The new funding will “allow for critical enhancements in the historically-neglected perimeter of the park along Flatbush Avenue,” said the Borough President, “allowing residents of Crown Heights and Prospect-Lefferts Gardens dramatically improved access to the many resources available in the park.”
Eight city parks, including Prospect Park, have been awarded funding to transform park perimeters and enhance public accessibility via Parks Without Borders. Winning parks were selected with public input; the City said it received over 6,000 suggestions for improving 691 different parks last winter.
Parks Without Borders is part of Mayor de Blasio’s OneNYC initiative.
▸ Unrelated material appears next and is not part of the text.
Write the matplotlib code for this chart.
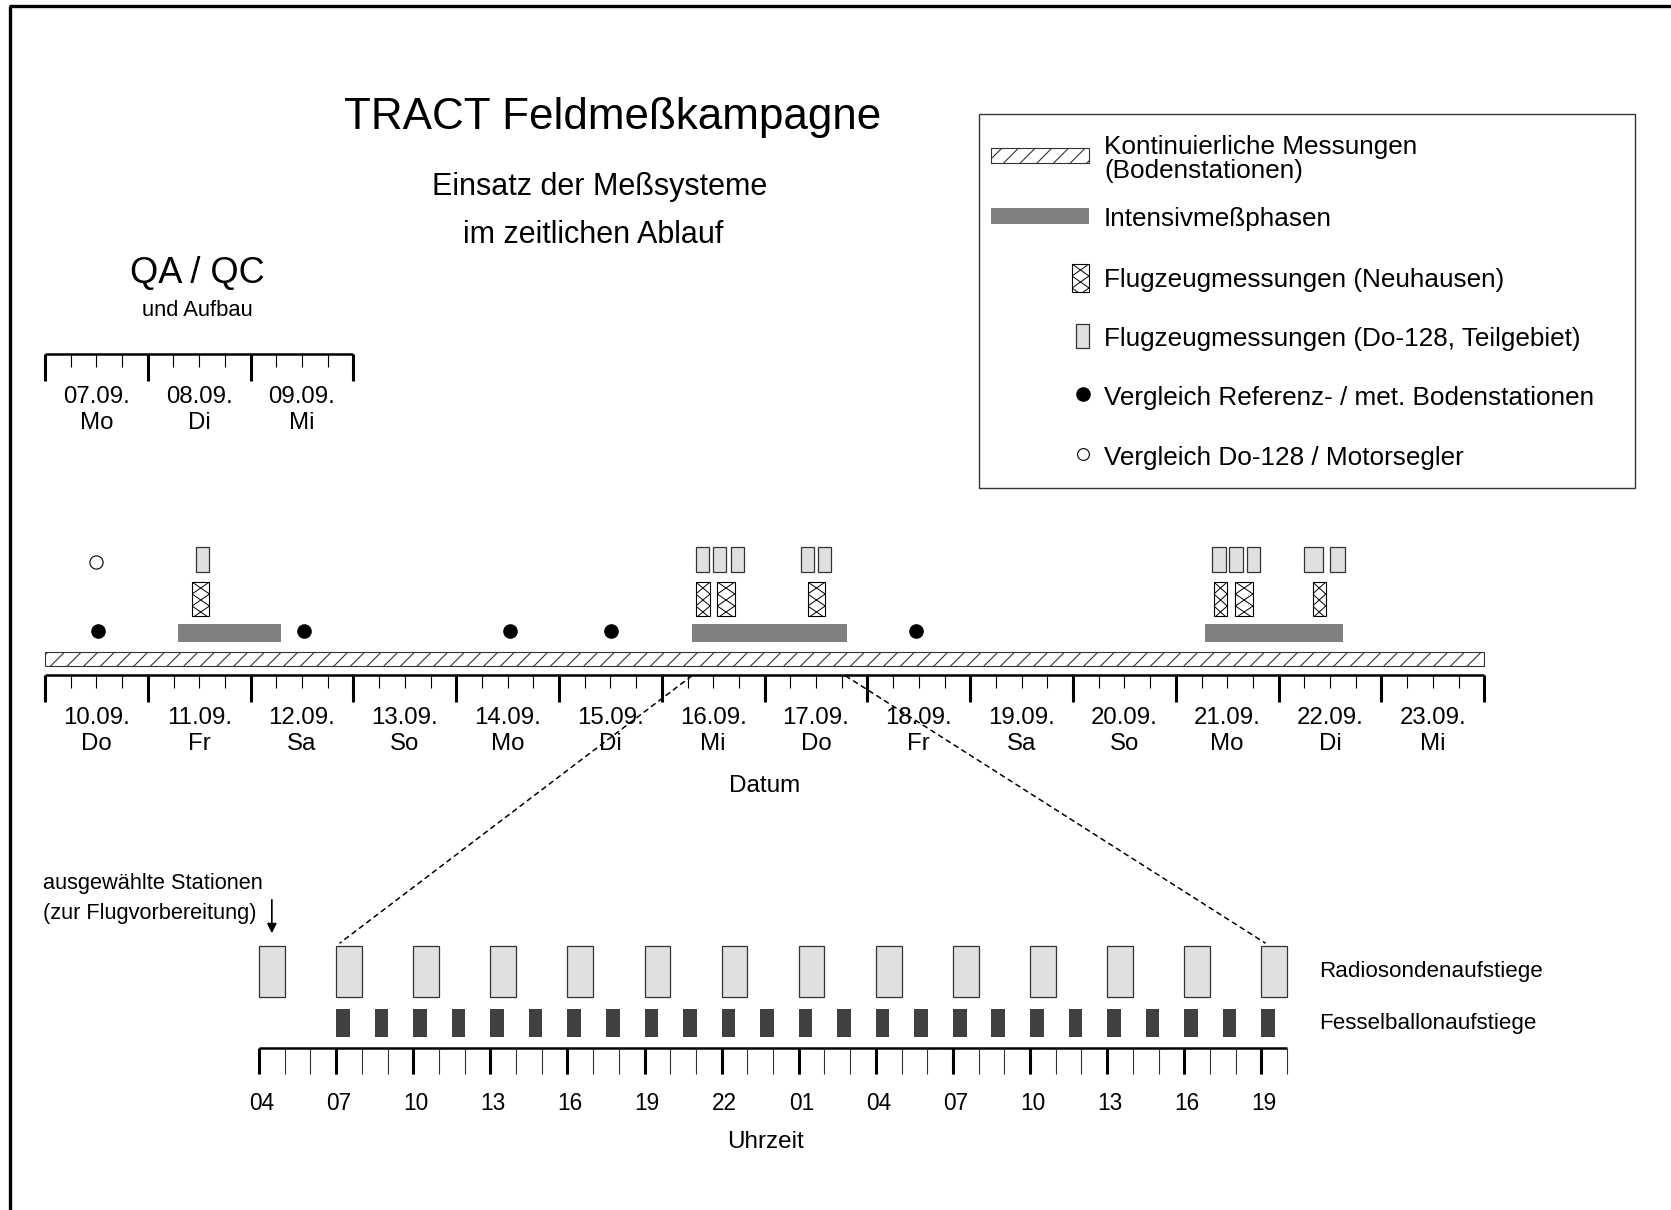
import numpy as np
import matplotlib
matplotlib.use("Agg")
import matplotlib.pyplot as plt
from matplotlib.patches import Rectangle, ConnectionPatch

plt.rcParams['font.family'] = ['Liberation Sans', 'DejaVu Sans']
plt.rcParams['hatch.linewidth'] = 0.8

# ---- data -------------------------------------------------------------
qa_dates = ['07.09.', '08.09.', '09.09.']
qa_weekdays = ['Mo', 'Di', 'Mi']

dates = ['10.09.', '11.09.', '12.09.', '13.09.', '14.09.', '15.09.', '16.09.',
         '17.09.', '18.09.', '19.09.', '20.09.', '21.09.', '22.09.', '23.09.']
weekdays = ['Do', 'Fr', 'Sa', 'So', 'Mo', 'Di', 'Mi',
            'Do', 'Fr', 'Sa', 'So', 'Mo', 'Di', 'Mi']

# days counted from 10.09. 00:00
continuous = [0.0, 14.0]
intensive_start = [1.29, 6.29, 11.28]
intensive_end = [2.30, 7.80, 12.63]
neuhausen_start = [1.43, 6.33, 6.54, 7.42, 11.37, 11.58, 12.33]
neuhausen_end = [1.60, 6.47, 6.71, 7.59, 11.50, 11.75, 12.46]
do128_start = [1.47, 6.33, 6.50, 6.67, 7.35, 7.52, 11.35, 11.52, 11.69, 12.25, 12.50]
do128_end = [1.60, 6.46, 6.62, 6.80, 7.48, 7.65, 11.49, 11.65, 11.82, 12.43, 12.65]
ref_compare = [0.52, 2.52, 4.52, 5.51, 8.47]
do128_compare = [0.50]

# hours counted from 16.09. 04:00
hour_labels = ['04', '07', '10', '13', '16', '19', '22',
               '01', '04', '07', '10', '13', '16', '19']
hours_total = 40
radiosonde = [0, 3, 6, 9, 12, 15, 18, 21, 24, 27, 30, 33, 36, 39]
radiosonde_len = 1.0
ballon = [3, 4.5, 6, 7.5, 9, 10.5, 12, 13.5, 15, 16.5, 18, 19.5, 21, 22.5,
          24, 25.5, 27, 28.5, 30, 31.5, 33, 34.5, 36, 37.5, 39]
ballon_len = 0.53
zoom_days = [6.29, 7.79]
zoom_hours = [3, 39]

legend_labels = ['Kontinuierliche Messungen\n(Bodenstationen)', 'Intensivmeßphasen',
                 'Flugzeugmessungen (Neuhausen)', 'Flugzeugmessungen (Do-128, Teilgebiet)',
                 'Vergleich Referenz- / met. Bodenstationen', 'Vergleich Do-128 / Motorsegler']

# ---- layout -----------------------------------------------------------
W, H = 1671, 1210
DAY_PX = 102.8
HOUR_PX = 25.7
LIGHT = '#e0e0e0'
MID = '#808080'
DARK = '#404040'

fig = plt.figure(figsize=(W / 100, H / 100), dpi=100)
bg = fig.add_axes([0, 0, 1, 1])
bg.set_xlim(0, W)
bg.set_ylim(H, 0)
bg.axis('off')


def strip_axes(x0, width_px, xmax):
    ax = fig.add_axes([x0 / W, 0, width_px / W, 1])
    ax.set_xlim(0, xmax)
    ax.set_ylim(H, 0)
    ax.axis('off')
    return ax


def draw_scale(ax, n, y, major_len, minor_len, step):
    ax.hlines(y, 0, n, color='black', lw=1.8, clip_on=False)
    major = np.arange(0, n + 0.001, 1)
    ax.vlines(major, y, y + major_len, color='black', lw=2.2, clip_on=False)
    minor = [m for m in np.arange(0, n + 0.001, step) if abs(m - round(m)) > 1e-6]
    ax.vlines(minor, y, y + minor_len, color='black', lw=0.8, clip_on=False)


def day_labels(ax, labels, days, y):
    for i, (d, w) in enumerate(zip(labels, days)):
        ax.text(i + 0.5, y, d, ha='center', va='center', fontsize=17.3)
        ax.text(i + 0.5, y + 26, w, ha='center', va='center', fontsize=17.3)


def crosshatch_box(ax, x0, x1, y0, h, period=12):
    # white box with a diamond lattice spanning the box width
    rect = Rectangle((x0, y0), x1 - x0, h, facecolor='white',
                     edgecolor='black', lw=0.8, zorder=3)
    ax.add_patch(rect)
    for k in range(-1, int(h / period) + 2):
        yb = y0 + k * period
        for ya, yb2 in ((yb, yb + period), (yb + period, yb)):
            ln, = ax.plot([x0, x1], [ya, yb2], color='black', lw=0.7, zorder=4)
            ln.set_clip_path(rect)


# frame (top and left only)
bg.plot([9, W], [6, 6], color='black', lw=2.4, solid_capstyle='butt')
bg.plot([9.5, 9.5], [6, H], color='black', lw=2.4, solid_capstyle='butt')

# titles
bg.text(613, 117, 'TRACT Feldmeßkampagne', ha='center', va='center', fontsize=31.7)
bg.text(600, 187, 'Einsatz der Meßsysteme', ha='center', va='center', fontsize=22)
bg.text(593, 235, 'im zeitlichen Ablauf', ha='center', va='center', fontsize=22)
bg.text(197, 273, 'QA / QC', ha='center', va='center', fontsize=26)
bg.text(197, 310, 'und Aufbau', ha='center', va='center', fontsize=15.8)

# QA / QC scale
ax_qa = strip_axes(45, 3 * DAY_PX, 3)
draw_scale(ax_qa, 3, 354, 27, 13, 0.25)
day_labels(ax_qa, qa_dates, qa_weekdays, 397)

# main campaign scale
ax = strip_axes(45, 14 * DAY_PX, 14)
draw_scale(ax, 14, 675, 27, 13, 0.25)
day_labels(ax, dates, weekdays, 718)
ax.text(7.0, 786, 'Datum', ha='center', va='center', fontsize=17.5)

ax.add_patch(Rectangle((continuous[0], 652), continuous[1] - continuous[0], 14,
                       facecolor='white', edgecolor='#333333', lw=0.8,
                       hatch='//', clip_on=False))
for s, e in zip(intensive_start, intensive_end):
    ax.add_patch(Rectangle((s, 624), e - s, 18, facecolor=MID, edgecolor='none'))
for s, e in zip(neuhausen_start, neuhausen_end):
    crosshatch_box(ax, s, e, 582, 34)
for s, e in zip(do128_start, do128_end):
    ax.add_patch(Rectangle((s, 547), e - s, 25, facecolor=LIGHT,
                           edgecolor='#333333', lw=0.9))
ax.plot(ref_compare, [631] * len(ref_compare), 'o', color='black', ms=9.5)
ax.plot(do128_compare, [562] * len(do128_compare), 'o', mfc='white',
        mec='black', mew=0.8, ms=9.5)

# hour scale
ax_h = strip_axes(259, hours_total * HOUR_PX, hours_total)
ax_h.hlines(1048, 0, hours_total, color='black', lw=1.8, clip_on=False)
ax_h.vlines(np.arange(0, hours_total + 1, 1), 1048, 1074, color='#333333',
            lw=0.8, clip_on=False)
major_h = np.arange(0, hours_total, 3)
ax_h.vlines(major_h, 1048, 1074, color='black', lw=2.2, clip_on=False)
for hpos, lab in zip(major_h, hour_labels):
    ax_h.text(hpos + 0.1, 1104, lab, ha='center', va='center', fontsize=16.3)
ax_h.text(19.7, 1142, 'Uhrzeit', ha='center', va='center', fontsize=17.5)

for hpos in radiosonde:
    ax_h.add_patch(Rectangle((hpos, 946), radiosonde_len, 51, facecolor=LIGHT,
                             edgecolor='#333333', lw=0.9, clip_on=False))
for hpos in ballon:
    ax_h.add_patch(Rectangle((hpos, 1009), ballon_len, 28, facecolor=DARK,
                             edgecolor='none', clip_on=False))

bg.text(1319, 972, 'Radiosondenaufstiege', ha='left', va='center', fontsize=16.1)
bg.text(1319, 1024, 'Fesselballonaufstiege', ha='left', va='center', fontsize=16.1)

bg.text(43, 884, 'ausgewählte Stationen', ha='left', va='center', fontsize=15.7)
bg.text(43, 913, '(zur Flugvorbereitung)', ha='left', va='center', fontsize=15.7)
ax_h.annotate('', xy=(radiosonde[0] + radiosonde_len / 2, 936),
              xytext=(radiosonde[0] + radiosonde_len / 2, 897),
              arrowprops=dict(arrowstyle='-|>', color='black', lw=1.2,
                              mutation_scale=14), annotation_clip=False)

# dashed zoom lines
for d, hpos in zip(zoom_days, zoom_hours):
    con = ConnectionPatch(xyA=(d, 676), coordsA=ax.transData,
                          xyB=(hpos + 0.15, 943), coordsB=ax_h.transData,
                          color='black', lw=1.1, linestyle=(0, (3, 3)))
    fig.add_artist(con)

# legend
bg.add_patch(Rectangle((979, 114), 656, 374, facecolor='white',
                       edgecolor='#333333', lw=1.0))
bg.add_patch(Rectangle((991, 148), 98, 15, facecolor='white', edgecolor='#333333',
                       lw=0.8, hatch='//'))
bg.add_patch(Rectangle((991, 208), 98, 16, facecolor=MID, edgecolor='none'))
crosshatch_box(bg, 1072, 1089, 264, 28)
bg.add_patch(Rectangle((1076, 324), 13, 24, facecolor=LIGHT, edgecolor='#333333',
                       lw=0.9))
bg.plot([1083], [394], 'o', color='black', ms=9.5)
bg.plot([1083], [454], 'o', mfc='white', mec='black', mew=0.8, ms=8.5)

leg_y = [159, 219, 280, 339, 398, 458]
for yy, lab in zip(leg_y, legend_labels):
    bg.text(1104, yy, lab, ha='left', va='center', fontsize=18.8,
            linespacing=0.95)

fig.savefig('out.png', dpi=100)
The City has dedicated $50 million to the program, $10 million of which has already been allocated to parks throughout the city, with another $40 million determined through the public input process, the Prospect Park Alliance said.
The new Parks Without Borders grant will build upon additional funding from the City Council and Borough President’s office to restore Prospect Park’s Flatbush Avenue sidewalk and make other improvements to its eastern side.
The Park’s Flatbush Avenue sidewalk, between Grand Army Plaza and the Prospect Park Zoo, will be broadened from 16 to 30 feet by setting the Park’s fencing back, the Alliance said.
Even more intriguing — “an allée of trees will flank the sidewalk, providing shade for pedestrians and restoring this section of the avenue to its original grandeur.”
Traffic Calming Along The Flatbush Avenue Side Of Prospect Park
As part of expanding Prospect Park’s accessibility to communities on its eastern side, Borough President Adams is advocating that the City’s Department of Transportation examine the feasibility of “improved traffic-calming infrastructure” on Flatbush Avenue between Grand Army Plaza and Empire Boulevard.
Numerous residents and stakeholders have spoken out regarding that stretch of Flatbush Avenue, the Borough President said in a statement today, which “serves as a speedway for motor vehicles in an area where there are numerous pedestrians and cultural institutions.”
[Adams has established CROSS (Connecting Residents on Safer Streets) Brooklyn. The initiative uses capital dollars from the BP’s office to invest in sidewalk extensions at “dangerous” intersections across Brooklyn near significant concentrations of senior citizens.]
Adams said there is a need to replicate the “positive impact of similar efforts taken along the Prospect Park West corridor in order to protect bicyclists, motorists, and pedestrians traveling around Crown Heights, Prospect Heights, and Prospect Lefferts-Gardens.”
“This is a stretch of roadway that’s crying out for traffic-calming — a woman was struck and killed by a driver there less than two years ago,” said Eric McClure, executive director of StreetsPAC.
“We took speed readings there just this past Friday evening, during rush hour, and found that drivers were averaging 38.8 miles per hour, more than 50 percent above the legal New York City speed limit, with a top speed of an expressway-like 66 MPH,” McClure stated.
The long-term goal, Adams said, should be to “advance street safety around the full perimeter of Prospect Park as well as to improve the quality of life along its eastern border.”